Repeat every line exactly, keeping the pictures out of the copy.

▶ _Collected data_
____________________

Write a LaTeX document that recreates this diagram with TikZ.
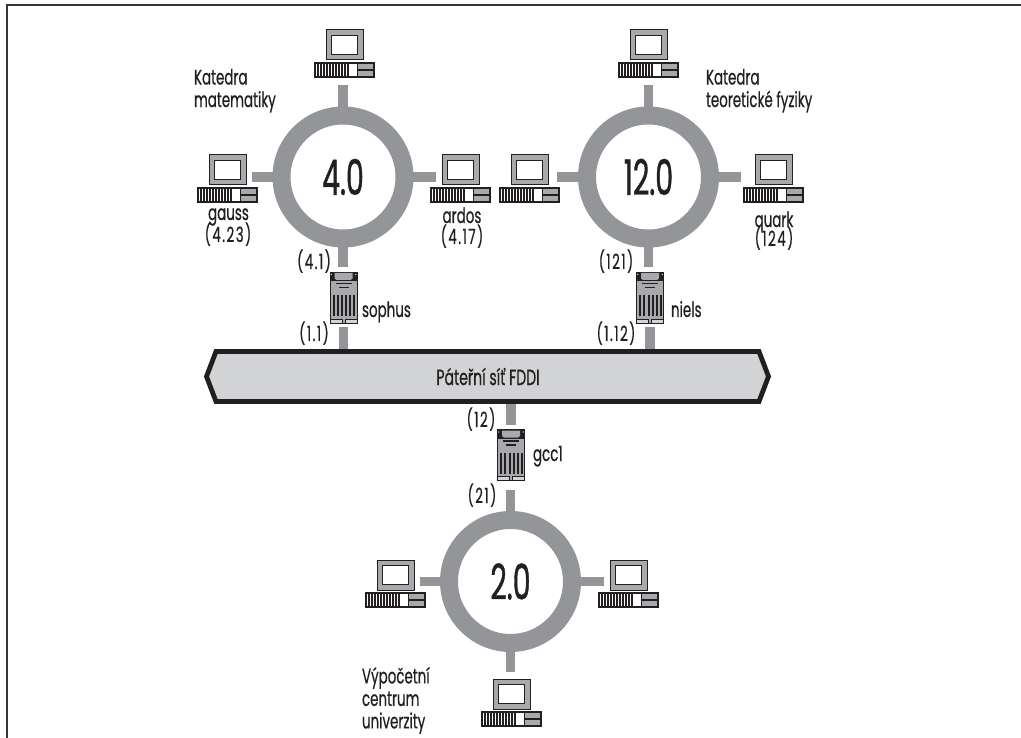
\documentclass[tikz,border=0pt]{standalone}
\usepackage{fontspec}
\setmainfont[FakeStretch=0.64,FakeBold=0.5]{Poppins}
\newfontfamily\bigfont[FakeStretch=0.58,FakeBold=0.8]{Poppins}
\newfontfamily\numfont[FakeStretch=0.64,FakeBold=0.5,LetterSpace=7]{Poppins}
\usetikzlibrary{calc}
\definecolor{ink}{HTML}{231F20}
\definecolor{netgray}{HTML}{939598}
\definecolor{lightgray}{HTML}{D1D3D4}
\definecolor{midgray}{HTML}{A7A9AC}
\tikzset{
  ringnode/.style={circle,draw=netgray,fill=white,line width=18pt,minimum size=123pt,inner sep=0pt,outer sep=0pt,text=ink,font=\bigfont\fontsize{49}{52}\selectfont},
  stub/.style={draw=netgray,line width=9.5pt},
  pcbox/.style={rectangle,minimum width=49pt,minimum height=62pt,inner sep=0pt,outer sep=0pt},
  srvbox/.style={rectangle,minimum width=27.5pt,minimum height=60pt,inner sep=0pt,outer sep=0pt},
  lab/.style={inner sep=0pt,outer sep=0pt,anchor=base,text=ink,font=\fontsize{21}{24}\selectfont},
  labn/.style={lab,font=\numfont\fontsize{21}{24}\selectfont},
  labl/.style={lab,anchor=base west},
  block/.style={inner sep=0pt,outer sep=0pt,anchor=north west,align=left,text=ink,font=\fontsize{21}{22.5}\selectfont},
  computer/.pic={
    \draw[ink,line width=1pt,fill=midgray] (-18.5,-24) rectangle (18.5,6);
    \draw[ink,line width=0.9pt,fill=white] (-13,-19) rectangle (13,0);
    \fill[ink] (-30.5,8) rectangle (30.5,24);
    \foreach \i in {0,...,10} {\fill[white] ({-28.4+\i*3},10) rectangle ({-27.1+\i*3},22);}
    \fill[white] (4.8,9.7) rectangle (12.2,22.3);
    \fill[midgray] (13.5,10) rectangle (28.5,15.4);
    \fill[midgray] (13.5,16.6) rectangle (28.5,22);
  },
  server/.pic={
    \draw[ink,line width=0.8pt,fill=midgray] (-13.6,-25.5) rectangle (13.6,25.5);
    \fill[ink] (-13.6,-25.5) rectangle (13.6,-16);
    \fill[midgray] (-9,-24.5) -- (9,-24.5) -- (9,-19) -- (7,-17.5) -- (-7,-17.5) -- (-9,-19) -- cycle;
    \fill[white] (-12.2,-23) circle (0.6);
    \fill[white] (12.2,-23) circle (0.6);
    \fill[ink] (-8,-14.6) rectangle (8,-13.4);
    \fill[ink] (-5,-10.6) rectangle (5,-9.2);
    \foreach \i in {0,...,5} {\fill[ink] ({-10.6+\i*4.05},-2.5) rectangle ({-8.6+\i*4.05},18.5);}
    \draw[ink,line width=0.6pt,fill=lightgray] (-13.6,21.5) rectangle (-1.6,25.5);
    \draw[ink,line width=0.6pt,fill=lightgray] (1.6,21.5) rectangle (13.6,25.5);
  }
}
\begin{document}
\begin{tikzpicture}[x=1pt,y=-1pt]
\useasboundingbox (0,0) rectangle (1021,738);
\fill[white] (0,0) rectangle (1021,738);
\draw[ink!90,line width=2pt] (7,738) -- (7,5.5) -- (1021,5.5);

% rings
\node[ringnode] (r4) at (343,177) {4.0};
\node[ringnode] (r12) at (648.5,177) {12.0};
\node[ringnode] (r2) at (510.5,581.5) {2.0};

% computers
\node[pcbox] (a1) at (344.5,54) {};
\node[pcbox] (a2) at (227.5,179) {};
\node[pcbox] (a3) at (460.5,179) {};
\node[pcbox] (b1) at (648.5,54) {};
\node[pcbox] (b2) at (529.5,179) {};
\node[pcbox] (b3) at (773.5,179) {};
\node[pcbox] (c1) at (395.5,584) {};
\node[pcbox] (c2) at (628.5,584) {};
\node[pcbox] (c3) at (511.5,703) {};
\foreach \n in {a1,a2,a3,b1,b2,b3,c1,c2,c3} {\pic at (\n) {computer};}

% servers
\node[srvbox] (sophus) at (343.5,297.5) {};
\node[srvbox] (niels) at (650,297.5) {};
\node[srvbox] (gcc) at (511,455) {};
\foreach \n in {sophus,niels,gcc} {\pic at (\n) {server};}

% backbone anchor
\node[rectangle,minimum width=543pt,minimum height=50pt,inner sep=0pt,outer sep=0pt] (bb) at (487.5,376.5) {};

% connectors
\draw[stub] (r4.north) -- (r4.north |- a1.south);
\draw[stub] (r4.west) -- (r4.west -| a2.east);
\draw[stub] (r4.east) -- (r4.east -| a3.west);
\draw[stub] (r4.south) -- (r4.south |- sophus.north);
\draw[stub] (sophus.south) -- (sophus.south |- bb.north);
\draw[stub] (r12.north) -- (r12.north |- b1.south);
\draw[stub,shorten >=3pt] (r12.west) -- (r12.west -| b2.east);
\draw[stub,shorten >=8pt] (r12.east) -- (r12.east -| b3.west);
\draw[stub] (r12.south) -- (r12.south |- niels.north);
\draw[stub] (niels.south) -- (niels.south |- bb.north);
\draw[stub] (gcc.north |- bb.south) -- (gcc.north);
\draw[stub,shorten >=5pt] (r2.north) -- (r2.north |- gcc.south);
\draw[stub] (r2.west) -- (r2.west -| c1.east);
\draw[stub] (r2.east) -- (r2.east -| c2.west);
\draw[stub] (r2.south) -- (r2.south |- c3.north);

% backbone
\draw[ink,line width=4.8pt,fill=lightgray,line join=miter]
  (bb.north west) -- (bb.north east) -- ($(bb.east)+(9.5,0)$) -- (bb.south east)
  -- (bb.south west) -- ($(bb.west)+(-9.5,0)$) -- cycle;
\node[lab,font=\fontsize{22}{24}\selectfont] (bbt) at (488,385) {Páteřní síť FDDI};

% labels
\node[block] (k1) at (194,69) {Katedra\\matematiky};
\node[block] (k2) at (706,69) {Katedra\\teoretické fyziky};
\node[block] (k3) at (362,667) {Výpočetní\\centrum\\univerzity};
\node[lab] (l1) at (228.5,220) {gauss};
\node[labn] (l2) at (228,242) {(4.23)};
\node[lab] (l3) at (462,223) {ardos};
\node[labn] (l4) at (462,244) {(4.17)};
\node[lab] (l5) at (774,227) {quark};
\node[labn] (l6) at (774,246) {(124)};
\node[labn] (l7) at (314,269) {(4.1)};
\node[labn] (l8) at (314,341) {(1.1)};
\node[labl] (l9) at (362,317) {sophus};
\node[labn] (l10) at (616,269) {(121)};
\node[labn] (l11) at (616,341) {(1.12)};
\node[labl] (l12) at (671,317) {niels};
\node[labn] (l13) at (481,427) {(12)};
\node[labl] (l14) at (533,461) {gcc1};
\node[labn] (l15) at (482,503) {(21)};
\end{tikzpicture}
\end{document}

____________________

▶ _Written answer_
Write a LaTeX document that recreates this diagram with TikZ.
\documentclass[tikz,border=0pt]{standalone}
\usepackage{fontspec}
\setmainfont[FakeStretch=0.64,FakeBold=0.5]{Poppins}
\newfontfamily\bigfont[FakeStretch=0.58,FakeBold=0.8]{Poppins}
\newfontfamily\numfont[FakeStretch=0.64,FakeBold=0.5,LetterSpace=7]{Poppins}
\usetikzlibrary{calc}
\definecolor{ink}{HTML}{231F20}
\definecolor{netgray}{HTML}{939598}
\definecolor{lightgray}{HTML}{D1D3D4}
\definecolor{midgray}{HTML}{A7A9AC}
\tikzset{
  ringnode/.style={circle,draw=netgray,fill=white,line width=18pt,minimum size=123pt,inner sep=0pt,outer sep=0pt,text=ink,font=\bigfont\fontsize{49}{52}\selectfont},
  stub/.style={draw=netgray,line width=9.5pt},
  pcbox/.style={rectangle,minimum width=49pt,minimum height=62pt,inner sep=0pt,outer sep=0pt},
  srvbox/.style={rectangle,minimum width=27.5pt,minimum height=60pt,inner sep=0pt,outer sep=0pt},
  lab/.style={inner sep=0pt,outer sep=0pt,anchor=base,text=ink,font=\fontsize{21}{24}\selectfont},
  labn/.style={lab,font=\numfont\fontsize{21}{24}\selectfont},
  labl/.style={lab,anchor=base west},
  block/.style={inner sep=0pt,outer sep=0pt,anchor=north west,align=left,text=ink,font=\fontsize{21}{22.5}\selectfont},
  computer/.pic={
    \draw[ink,line width=1pt,fill=midgray] (-18.5,-24) rectangle (18.5,6);
    \draw[ink,line width=0.9pt,fill=white] (-13,-19) rectangle (13,0);
    \fill[ink] (-30.5,8) rectangle (30.5,24);
    \foreach \i in {0,...,10} {\fill[white] ({-28.4+\i*3},10) rectangle ({-27.1+\i*3},22);}
    \fill[white] (4.8,9.7) rectangle (12.2,22.3);
    \fill[midgray] (13.5,10) rectangle (28.5,15.4);
    \fill[midgray] (13.5,16.6) rectangle (28.5,22);
  },
  server/.pic={
    \draw[ink,line width=0.8pt,fill=midgray] (-13.6,-25.5) rectangle (13.6,25.5);
    \fill[ink] (-13.6,-25.5) rectangle (13.6,-16);
    \fill[midgray] (-9,-24.5) -- (9,-24.5) -- (9,-19) -- (7,-17.5) -- (-7,-17.5) -- (-9,-19) -- cycle;
    \fill[white] (-12.2,-23) circle (0.6);
    \fill[white] (12.2,-23) circle (0.6);
    \fill[ink] (-8,-14.6) rectangle (8,-13.4);
    \fill[ink] (-5,-10.6) rectangle (5,-9.2);
    \foreach \i in {0,...,5} {\fill[ink] ({-10.6+\i*4.05},-2.5) rectangle ({-8.6+\i*4.05},18.5);}
    \draw[ink,line width=0.6pt,fill=lightgray] (-13.6,21.5) rectangle (-1.6,25.5);
    \draw[ink,line width=0.6pt,fill=lightgray] (1.6,21.5) rectangle (13.6,25.5);
  }
}
\begin{document}
\begin{tikzpicture}[x=1pt,y=-1pt]
\useasboundingbox (0,0) rectangle (1021,738);
\fill[white] (0,0) rectangle (1021,738);
\draw[ink!90,line width=2pt] (7,738) -- (7,5.5) -- (1021,5.5);

% rings
\node[ringnode] (r4) at (343,177) {4.0};
\node[ringnode] (r12) at (648.5,177) {12.0};
\node[ringnode] (r2) at (510.5,581.5) {2.0};

% computers
\node[pcbox] (a1) at (344.5,54) {};
\node[pcbox] (a2) at (227.5,179) {};
\node[pcbox] (a3) at (460.5,179) {};
\node[pcbox] (b1) at (648.5,54) {};
\node[pcbox] (b2) at (529.5,179) {};
\node[pcbox] (b3) at (773.5,179) {};
\node[pcbox] (c1) at (395.5,584) {};
\node[pcbox] (c2) at (628.5,584) {};
\node[pcbox] (c3) at (511.5,703) {};
\foreach \n in {a1,a2,a3,b1,b2,b3,c1,c2,c3} {\pic at (\n) {computer};}

% servers
\node[srvbox] (sophus) at (343.5,297.5) {};
\node[srvbox] (niels) at (650,297.5) {};
\node[srvbox] (gcc) at (511,455) {};
\foreach \n in {sophus,niels,gcc} {\pic at (\n) {server};}

% backbone anchor
\node[rectangle,minimum width=543pt,minimum height=50pt,inner sep=0pt,outer sep=0pt] (bb) at (487.5,376.5) {};

% connectors
\draw[stub] (r4.north) -- (r4.north |- a1.south);
\draw[stub] (r4.west) -- (r4.west -| a2.east);
\draw[stub] (r4.east) -- (r4.east -| a3.west);
\draw[stub] (r4.south) -- (r4.south |- sophus.north);
\draw[stub] (sophus.south) -- (sophus.south |- bb.north);
\draw[stub] (r12.north) -- (r12.north |- b1.south);
\draw[stub,shorten >=3pt] (r12.west) -- (r12.west -| b2.east);
\draw[stub,shorten >=8pt] (r12.east) -- (r12.east -| b3.west);
\draw[stub] (r12.south) -- (r12.south |- niels.north);
\draw[stub] (niels.south) -- (niels.south |- bb.north);
\draw[stub] (gcc.north |- bb.south) -- (gcc.north);
\draw[stub,shorten >=5pt] (r2.north) -- (r2.north |- gcc.south);
\draw[stub] (r2.west) -- (r2.west -| c1.east);
\draw[stub] (r2.east) -- (r2.east -| c2.west);
\draw[stub] (r2.south) -- (r2.south |- c3.north);

% backbone
\draw[ink,line width=4.8pt,fill=lightgray,line join=miter]
  (bb.north west) -- (bb.north east) -- ($(bb.east)+(9.5,0)$) -- (bb.south east)
  -- (bb.south west) -- ($(bb.west)+(-9.5,0)$) -- cycle;
\node[lab,font=\fontsize{22}{24}\selectfont] (bbt) at (488,385) {Páteřní síť FDDI};

% labels
\node[block] (k1) at (194,69) {Katedra\\matematiky};
\node[block] (k2) at (706,69) {Katedra\\teoretické fyziky};
\node[block] (k3) at (362,667) {Výpočetní\\centrum\\univerzity};
\node[lab] (l1) at (228.5,220) {gauss};
\node[labn] (l2) at (228,242) {(4.23)};
\node[lab] (l3) at (462,223) {ardos};
\node[labn] (l4) at (462,244) {(4.17)};
\node[lab] (l5) at (774,227) {quark};
\node[labn] (l6) at (774,246) {(124)};
\node[labn] (l7) at (314,269) {(4.1)};
\node[labn] (l8) at (314,341) {(1.1)};
\node[labl] (l9) at (362,317) {sophus};
\node[labn] (l10) at (616,269) {(121)};
\node[labn] (l11) at (616,341) {(1.12)};
\node[labl] (l12) at (671,317) {niels};
\node[labn] (l13) at (481,427) {(12)};
\node[labl] (l14) at (533,461) {gcc1};
\node[labn] (l15) at (482,503) {(21)};
\end{tikzpicture}
\end{document}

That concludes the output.